For a long time now, Private Equity (PE) has been seen as the easiest solution to financing needs. At each stage of business growth, funding needs can be met by simply giving an agreeable stake in your business to someone who brings money (and a lot more) to the table. However, like most things, there is nothing simple about the process.
The key question that puts the process in perspective is: Are you really ready for an outsider to be a part of what has been just yours – to have them in your meetings, involve them in strategy, and get clearances from them and to use their inputs for fruitful organizational change.
The above may sound overwhelming, but remember – a PE investor brings in lot more than just money.
PE capital though expensive, is ‘smart money’ and PE firms, despite being typically minority shareholders, meaningfully contribute towards the growth and success of their investee companies. Success of these investments is dependent on the success of the venture/business.

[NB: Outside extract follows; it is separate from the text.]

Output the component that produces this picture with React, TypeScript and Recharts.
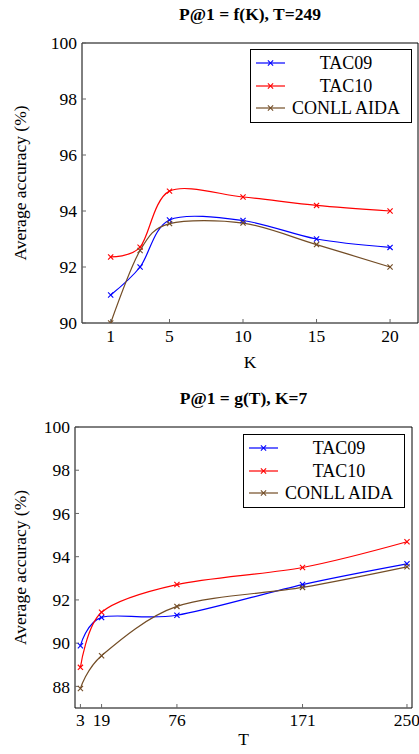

The investors ensure that the entrepreneurs are helped with all resources and learning which can be mustered by the fund. The investors also enable entrepreneurs to achieve success that may have otherwise been beyond reach by providing value enhancement over and above money. For example, improvements in corporate governance, strategic direction, board advisers access to network of partners and customers, additional capital - equity and debt, etc.
The starting point of the process is to understand your own business, objectives and motives for the investment. There are some basic perspectives to be kept in mind:
- Understand your own stage of business – expansion is the ideal phase to consider an investor
- Align your business structure in-line with your core objectives – and how you want to grow your business
- If a diversified approach is preferred from an operational as well as financial perspective, investments in the existing company may be advisable
- If a particular SBU is stronger in its own capacity in terms of financial contribution as well as growth, creating an SPV could be a suitable route
- Understand what PE investors look for and identify the investment point that is more acceptable to their overall criteria and objectives
Once your business objectives and funding objectives are aligned, prepare your organization internally for the change. This usually means some very basic yet essential steps:
- Take stock of operational procedures that need to be aligned and streamlined
- Prepare your employees for an organizational restructuring which could come as a result of an investment decision
- Ensure that all financial reporting systems are in place and that your firm is due-diligence friendly
- Consider appointing a reputable audit firm
- Clean-up related party transactions
- Ensure adequate documentation supporting the books of accounts
- Consider investing in good MIS or ERP systems to produce accurate data during discussions and post funding
- Clean-up tax matters if applicable
- Restructure the company, if required, to facilitate investment in a subsidiary or SPV
- Have a robust business plan and strategy in place and ensure granularity in projections as well as linkage to historical performance
- Get a formal valuation done which can be defended based on your business plan
Ultimately, you are bringing in an outsider which usually means you are migrating from a family run establishment to greater professionalism. It also means that through the process, interests, expectations and control needs of various family members and/or co-owners has to be managed very delicately.
Most importantly, remember to keep your own objectives and plans as the primary factor irrespective of the PE acceptability. Your business was your idea, you need to be open to new opinions and change for growth but, not if you completely alter the core of your business. If you are willing to do that, an outright sale may be a better way forward.